From 1592 onwards the records are much more full. March 1592 is the first reference to Shakespeare. The Lord Strange's players produced a new play at the Rose Theatre called Harry the Sixth, which was very successful, and was probably the first part of Henry VI. Robert Greene, the best known of the professional writers, wrote a letter to three fellow writers in which he warned them against the ingratitude of players in general, and in particular against an 'upstart crow.' This is the first reference to Shakespeare, and the whole passage suggests that Shakespeare had become suddenly famous as a playwright. In April, 1593, Shakespeare published his poem Venus and Adonis and a year later his second poem, The Rape of Lucrece, was also published.
There was little playing in 1593, for the theatres were shut during a severe outbreak of the plague; but in the autumn of 1594, when the plague ceased, the playing companies were reorganized, and Shakespeare became a sharer in the Lord Chamberlain's company. He had already written the three parts of Henry VI, Richard III, Titus Andronicus, The Two Gentlemen of Verona, Love's Labour's Lost, The Comedy of Errors, and The Taming of the Shrew. Soon afterwards he wrote the first of his greater plays—Romeo and Juliet—and he followed this success in the next three years with A Midsummer Night's Dream, Richard II, and The Merchant of Venice. The two parts of Henry VI were written in 1597-8.
The company left the Theatre in 1597 owing to disputes over a renewal of the ground lease. The players settled the matter by demolishing the old Theatre and re-erecting a new playhouse named the Globe. The expenses of the new building were shared by the chief members of the Company, including Shakespeare, who was now a man of some means. In 1596 he had bought a large house in the centre of Stratford, and through his father purchased a coat-of-arms from the Heralds, which was the official recognition that he and his family were gentlefolk.
By the summer of 1598 Shakespeare was recognized as the greatest of English dramatists. Shortly before the Globe was opened, Shakespeare had completed the cycle of plays dealing with the whole story of the Wars of the Roses with Henry V. It was followed by As You Like it, and Julius Caesar, the first of the more mature tragedies. In the next three years he wrote Troilus and Cressida, The Merry Wives of Windsor, Hamlet, and Twelfth Night.
On March 24, 1603, Queen Elizabeth died. In the early years of King James's reign Shakespeare wrote the more sombre comedies, All's Well that Ends Well, and Measure for Measure, which were followed by Othello, Macbeth, and King Lear. Then he returned to Roman themes with Antony and Cleopatra and Coriolanus.

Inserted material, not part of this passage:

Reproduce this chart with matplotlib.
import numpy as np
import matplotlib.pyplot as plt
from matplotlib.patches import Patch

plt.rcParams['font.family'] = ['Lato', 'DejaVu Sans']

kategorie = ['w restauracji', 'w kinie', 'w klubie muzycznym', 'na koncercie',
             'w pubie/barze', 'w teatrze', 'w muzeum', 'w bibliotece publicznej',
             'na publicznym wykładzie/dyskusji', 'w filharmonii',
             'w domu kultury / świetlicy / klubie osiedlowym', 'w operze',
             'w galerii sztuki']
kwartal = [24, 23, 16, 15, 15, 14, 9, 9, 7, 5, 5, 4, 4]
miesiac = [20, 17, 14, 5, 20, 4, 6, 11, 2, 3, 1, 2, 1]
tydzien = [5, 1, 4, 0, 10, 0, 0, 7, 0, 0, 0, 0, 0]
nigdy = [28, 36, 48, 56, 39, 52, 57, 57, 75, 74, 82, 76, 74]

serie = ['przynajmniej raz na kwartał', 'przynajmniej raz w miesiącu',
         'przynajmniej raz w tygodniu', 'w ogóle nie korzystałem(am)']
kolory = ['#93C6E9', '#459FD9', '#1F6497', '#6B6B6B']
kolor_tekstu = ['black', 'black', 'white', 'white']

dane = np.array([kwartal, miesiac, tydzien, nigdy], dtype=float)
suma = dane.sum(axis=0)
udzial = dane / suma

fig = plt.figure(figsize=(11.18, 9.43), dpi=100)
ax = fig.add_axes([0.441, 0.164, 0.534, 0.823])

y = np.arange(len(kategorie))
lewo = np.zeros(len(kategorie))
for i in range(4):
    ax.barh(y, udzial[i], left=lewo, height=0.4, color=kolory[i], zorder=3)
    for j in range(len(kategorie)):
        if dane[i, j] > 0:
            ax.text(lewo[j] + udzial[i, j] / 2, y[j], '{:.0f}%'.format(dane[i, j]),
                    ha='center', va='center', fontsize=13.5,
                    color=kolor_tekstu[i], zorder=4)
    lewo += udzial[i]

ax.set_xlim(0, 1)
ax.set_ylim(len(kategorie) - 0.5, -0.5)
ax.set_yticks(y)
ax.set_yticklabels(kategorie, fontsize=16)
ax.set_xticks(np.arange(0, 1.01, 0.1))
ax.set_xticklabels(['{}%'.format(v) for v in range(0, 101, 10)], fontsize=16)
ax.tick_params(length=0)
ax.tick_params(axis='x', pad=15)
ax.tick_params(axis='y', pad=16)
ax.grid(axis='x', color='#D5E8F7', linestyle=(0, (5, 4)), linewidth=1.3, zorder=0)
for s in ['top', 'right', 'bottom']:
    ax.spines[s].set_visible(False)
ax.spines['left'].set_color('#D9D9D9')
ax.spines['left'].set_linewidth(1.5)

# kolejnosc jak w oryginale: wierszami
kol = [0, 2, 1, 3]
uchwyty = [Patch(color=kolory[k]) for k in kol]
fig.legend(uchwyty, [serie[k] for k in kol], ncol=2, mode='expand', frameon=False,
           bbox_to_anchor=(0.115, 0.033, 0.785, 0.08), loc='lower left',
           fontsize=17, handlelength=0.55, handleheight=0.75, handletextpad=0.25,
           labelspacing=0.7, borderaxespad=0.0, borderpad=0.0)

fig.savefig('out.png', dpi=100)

After 1607, Shakespeare seems to have retired from the stage: his name no longer occurs in the various lists of players. Henceforward he lived for the most part at Stratford, where he was regarded as one of the most important citizens. He still wrote a few plays, and he tried his hand at the new form of tragi-comedy—a play with tragic incidents but a happy ending. He wrote four of these—Pericles, Cymbeline, The Winter's Tale, and The Tempest. For the last four years of his life he lived in retirement. His son Hamnet had died in 1596: his two daughters were now married. Shakespeare died at Stratford upon Avon on April 23, 1616, and was buried in the chancel of the church, before the high altar. Shortly afterwards, a memorial, which you can still see today, including a portrait bust was set up on the North wall.